Oct. 23rd, 2024

lirazel: Abigail Masham from The Favourite reads under a tree ([film] reading outside)
What I finished:

+ Grandma Ursula's Five Ways to Forgiveness. These are five novellas within the Hainish cycle; they're connected by setting and theme. Set on two linked worlds, one the colony of the other, they're about slavery and freedom and gender. The enslavement system is very clearly modeled on US chattel slavery, sometimes a bit too much so? But on the whole this is solid Le Guin. There's both the insider and outsider perspectives and the way they clash, interesting societal arrangements, the way power both harms the oppressed and morally degrades the oppressor, people encountering new cultures, the collective nature of change, the way that progress in one area does not necessarily bring around progress in the other, the way progress can be rolled back, etc. etc.

These stories do well grouped together; I think I'd read them each on their own, I would not have appreciated them as much as I did as a whole.

An aside: the stories acknowledge a range of sexual orientations and behaviors but also they somehow manage to be very heterosexual? I don't know how to explain how, really, but she's just got a very straight view of the world. Sometimes I'm reading a writer and I'm like, "Oh, yeah. There are some people who are just so straight. So straight." And Le Guin is one of them. It's not enough to ruin anything for me, but I do find it one of the most annoying of her quirks.

+ Isaac's Storm by Erik Larson about the 1900 Galveston, Texas hurricane that killed at least 6,000 people. This is typical Larson, which you will recognize if you've read Devil in the White City--he's as interested in evoking an era and a particular way of life as he is of telling the straightforward story. I like this about him, but I imagine some people might find the extra details extraneous. Here he's talking about the event, but he's also talking about the mood in Galveston prior, the way extreme storms form, the history of weather prediction, the bureaucratic shenanigans of the early weather service, the life of a single person, and perspectives on the storm from a group of survivors. He's a good enough writer that he can keep you engaged throughout and move back and forth between these things and to and fro in time and not be confusing.

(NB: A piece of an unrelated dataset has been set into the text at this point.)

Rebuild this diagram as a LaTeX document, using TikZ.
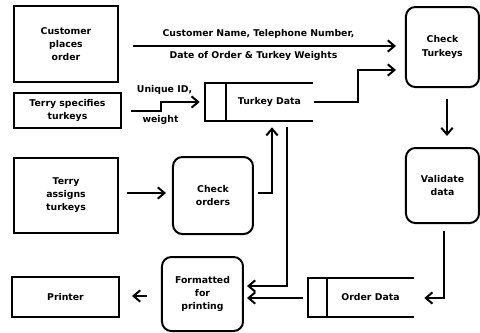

The storm itself was horrifically awful. We get a balance of intimate, individual experiences and the overall destruction. Larson does a magnificent job of making you feel the sheer unrelenting power of the storm and the horrors the people endured. Honestly I kept thinking, "I have got to move far away from the coast! Get me out of here!"

There was no way, of course, to avoid thinking about the recent hurricanes that killed so many here in my country and future storms that climate change will hurl at us. I won't write about that too much because I'm sure you can all imagine what I'm thinking/feeling on that topic. But it hangs heavy over the book to me. It was published in 1999, I believe, before the fullness of climate change was understood by laypeople in the way that it is now. He hints at the future in the last chapter, but I kept reflecting how different it is to read this book 25 years after it was published, having seen what climate change is doing to humanity.

All in all, an engage and interesting and richly-researched read. No one can say Larson doesn't do his research!

Of course, because I am me, I also found a half dozen things I wanted to learn more about that are only glanced at: the invention of hurricane prediction by Cuban priests(!!!!!), the cleanup efforts (these are briefly explored, but not to the depth I'd want), and the experience of Black Galvestonians (if you look up pictures online, most of the people doing the cleanup were Black).

What I gave up on:

I was reading B.D. McClay riff on how classic female scifi writers would feel about Taylor Swift (lol) and I got so tickled by her Joanna Russ assessment.

And then I was like, "You know what? I've never actually read any Joanna Russ except for How to Suppress Women's Writing" (which is awesome). So I downloaded a couple from the library and...y'all, I cannot get into And Chaos Died. I really, really wanted to like it! But I did not and gave up after only about thirty pages. I will still try The Female Man, and I am going to be very sad if I can't get into that one either! Joanna! I want to love you!

What I'm reading now:

Erik Larson's Dead Wake about the sinking of the Lusitania. I am in a Larson mood, what can I say?